The defendants published an article in The Sunday Times newspaper in which an unnamed ex-director of Harrods made certain revelations about his employment experience in that famous emporium. Harrods complained that the article disclosed confidential information relating to its internal operations and sued for breach of confidence on the basis that the newspaper knew, or should have known, that the information in the article was confidential. The newspaper argued that Harrods was projecting a false public image as a benevolent employer when its culture was autocratic and there was a high turnover of staff (particularly senior employees). The newspaper also sought disclosure of details concerning the departure from Harrods of certain senior members of staff after the date of publication of the article.

In these proceedings Warren J was asked to rule on whether a defendant relying on a public interest defence was limited to what he knew at the date of publication or whether he could rely on matters which had come to light since that date.

Warren J ordered the disclosure that the newspaper sought, holding as follows:
*If the paper could rely on matters that came to light after publication of its original article, the court had jurisdiction to order disclosure under the Civil Procedure Rules;

* Although there had to be something to justify the allegations made by the defendant, there was nothing to suggest that he could only base a public interest defence on what was known at the date of publication;

* As to proportionality, it would be wrong to order disclosure that was disproportionate to the information reasonably expected to be discovered.
The IPKat thinks this must be correct - public interest, as a defence, cannot be bound by mere considerations of time. If it were otherwise, it would be in Harrods' interest to ensure that articles allegedly in breach of confidence were published as soon as possible, thus limiting the scope of its pre-trial disclosure.

History of Harrods here
£8.50p for a cup of Harrods tea here

Veeza carries licensing terms

Royal Philips Electronics, on its Veeza webpage, carries a link to the details of its Veeza licensing scheme for its CD-R disk patents. The company says:
"With this innovative system ... Philips helps the industry combat unfair competition from trade in unlicensed CD-R discs.

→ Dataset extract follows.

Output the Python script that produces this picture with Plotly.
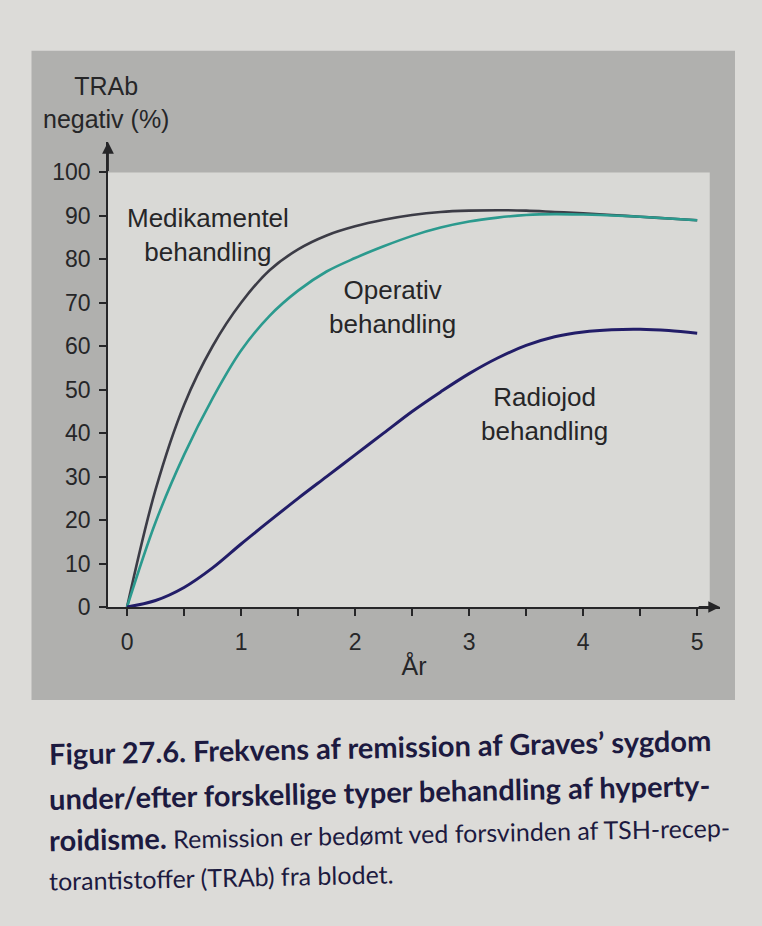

Veeza makes it simple for everyone involved in the trade of CD-R discs to recognize unlicensed goods. With traditional patent licensing methods, traders and retail companies tend to have difficulty in verifying that the goods they have purchased are licensed and royalties have been paid. Veeza will make it easier to sell licensed CD-R discs and more difficult to sell unlicensed discs. Discs distributed under a Veeza-license can easily be traced and recognized by three clear marks: a logo that is embedded in the disc, a serial number on each package carton and an authenticity document, called Licensed Status Confirmation Document (LSCD). These three marks provide simple proof that a shipment with CD-R discs is licensed under Philips’ patents.

Manufacturers participating in Veeza help promote the transparent and fair trade in CD-R discs by using the Veeza logo and Veeza LSCD with their products. Veeza-compliant companies will therefore benefit from a 44% reduction in the royalty, which goes down from 0.045 to 0.025 USD per CD-R disc.

'The trade in unlicensed CD-R discs is undermining the possibility of CD-R disc manufactures to compete on quality, manufacturing expertise, and logistics excellence’, said Ruud Peters, CEO of Philips Intellectual Property & Standards. ‘Veeza aims to promote fair competition by creating a level playing field in the CD-R market, which will help build a more favorable business environment for the CD-R industry’.

Philips co-invented the CD-Recordable disc system in the early 1990s and has a portfolio of patents essential for manufacturing and selling CD-R discs. Philips successfully promoted the worldwide adoption of CD-R by making these patents available on reasonable and non-discriminatory conditions. Likewise, Philips has successfully promoted the DVD and DVD+RW standards. Currently, Philips is a major driver of innovation in Blu-ray technology and many other technologies.

To safeguard an appropriate return on investment made in R&D, Philips places great value in protecting its innovations through intellectual property rights (IPRs). The company currently holds about 115,000 patent rights, 26,000 trade mark registrations, 15,000 design registrations, some 1,600 domain name registrations".
The IPKat notices how derisory the per-disk royalties are (there's not much you can buy for US$0.045 to 0.025). However, with consumers stampeding away from CD and into the arms of iPod, he wonders if it isn't a case of 'too little, too late' ... Merpel commends Philips on their openness and says, if IP owners make it really easy to take licences and remain tough with fakes, even infringers may come to see that lawful manufacture is in their best interests.